- "The Least will be the Greatest" (Mark 9:30-41)
- "Whoever finds his life will lose it, and whoever loses His life for My sake will find it" (Matthew 10:39)
- "Count it all joy, my brothers, when you meet trials of various kinds" (James 1:2-3)
- "as sorrowful, yet always rejoicing; as poor, yet making many rich; as having nothing, yet possessing everything." (2 Corinthians 6:10)
These are obvious contradictions/paradoxes. Now there is another contradiction hidden deep in Matthew 12 verse 24:
"Then Jesus said to His disciples, “If anyone desires to come after Me, let him deny himself, and take up his cross, and follow Me."
This seems to demand of us the self-will to deny ourselves and resist temptation. However, anyone who tries this will find that in relation to the things that tempt them most they cannot do it; their will is not strong enough. So how can we meet this demand?
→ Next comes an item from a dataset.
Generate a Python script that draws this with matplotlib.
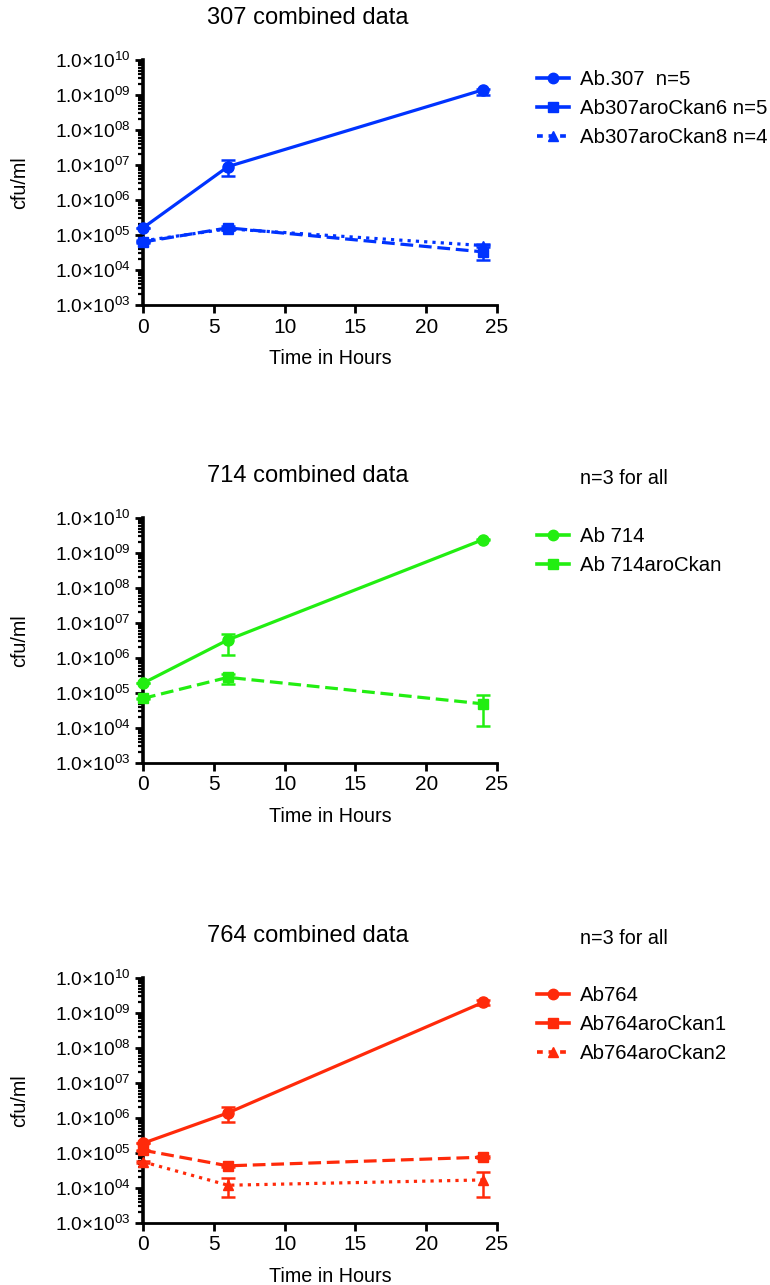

The answer is that relying on your own strength is a kind of egoism. And that egoism is principly what must be denied. You must deny that you have the strength and rest on the strength of God, not your own.
Andrew Murray explains this in his text "The Self-life: The Hindrance to the Spiritual Life" (which you can listen to below) but it has been understood in Alcholics Anonymous for years.
Step 1 is: We admitted we were powerless over alcohol—that our lives had become unmanageable.
Step 3 is: Made a decision to turn our will and our lives over to the care of God as we understood Him.
In fact, the 12 steps of AA provides a perfect example for this contradiction - for an alchoholic to give up alchohol (which is clearly one the things that tempts them most) they must really want to give up - that is the extent of the power of their own will. But to actually succeed, they must not rely on their power or strength, but fall back onto God's. That is to say, they must give up the egotism that says they can do this on their own.
And that perhaps is one of the hardest and most deep lessons of Christianity, and I believe that is what is mostly meant by Jesus' admonition to anyone who wants to follow him to: "let him deny himself". To deny not only the temptation, but the very self (his ego).